Hi there, I'm very confused about one of the example we have to do in our assignment. We're ask to give the solubility of Ni(OH)2 in water, no problem there, and then in pH=7.5.

Now in High school, this would be very simple, find [OH-] and plug that in Kps=[Ni2+][OH-]^2.  Problem is, this gives you a solubility is 0.002M, which means the concentration of [OH-] is 0.004M which is >> then 3.16E-7M (from the pOH).  This indicates that the approximation can't be made because here we made the assumption that [OH-] from the solution pH=7.5 >> [OH-] from Ni(OH)2. 

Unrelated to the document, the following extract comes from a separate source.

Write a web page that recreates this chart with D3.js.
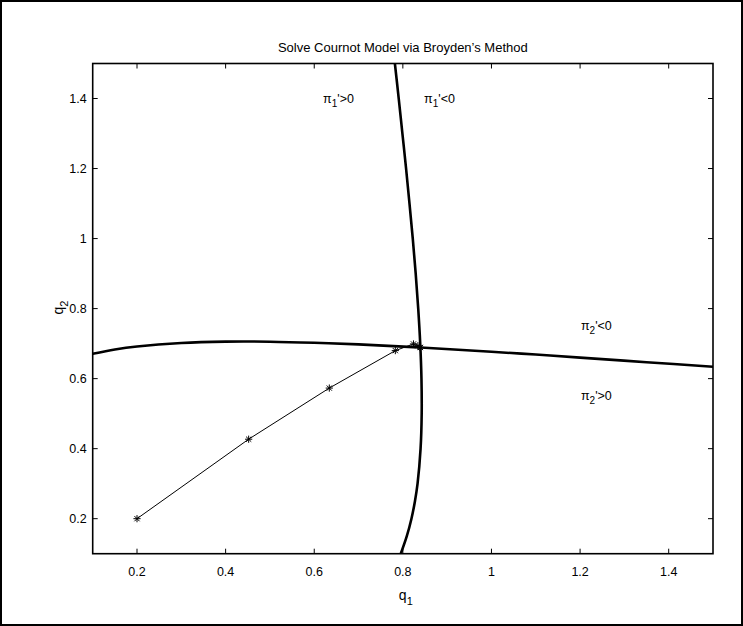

Now the only thing I can think of is doing

Kps=[Ni2+](2[Ni2+]+3.16E-7)^2 but then we have a equation to the power 3 which is very hard to solve.  Any suggestions on how to make a different approximation that would be justified?

[AWK]

http://did.mat.uni-bayreuth.de/~wn/BLK/Poly/poly.html
put zero for quartic term

[Borek]

If pH is 7.5 there are some other substances in the solution - they can be everything (including a buffer). If there is a buffer present, there is no way to change the pH, so [OH^-] is constant. I would say there is not enough information to solve the problem without making some quite strong assumptions.

Difference between concentration of OH^- in pH 7.0 (pure water) and pH 7.5 is so small I don't see why the first question is "no problem" and the other is "problem". In both cases concentration of OH^- from Ni(OH)₂ is potentially changing by orders of magnitude.

[Lafleche]

@AWK I can't see the link?

@Borek, I agree, there's not enough info, I said buffer but I didn't mean too, all the question says is that it's a pH=7.5.  I believe that we can still just ignore the presence of OH like in water since it doesn't significantly change.  Even for water, because the constant for kps of Ni(OH)2 is so close to water we shouldn't ignore the dissolution of water, this is why its a multiple equilibrium, we can't assume the OH may be neglected.  I'll probably go see my prof or something for more explanations on it.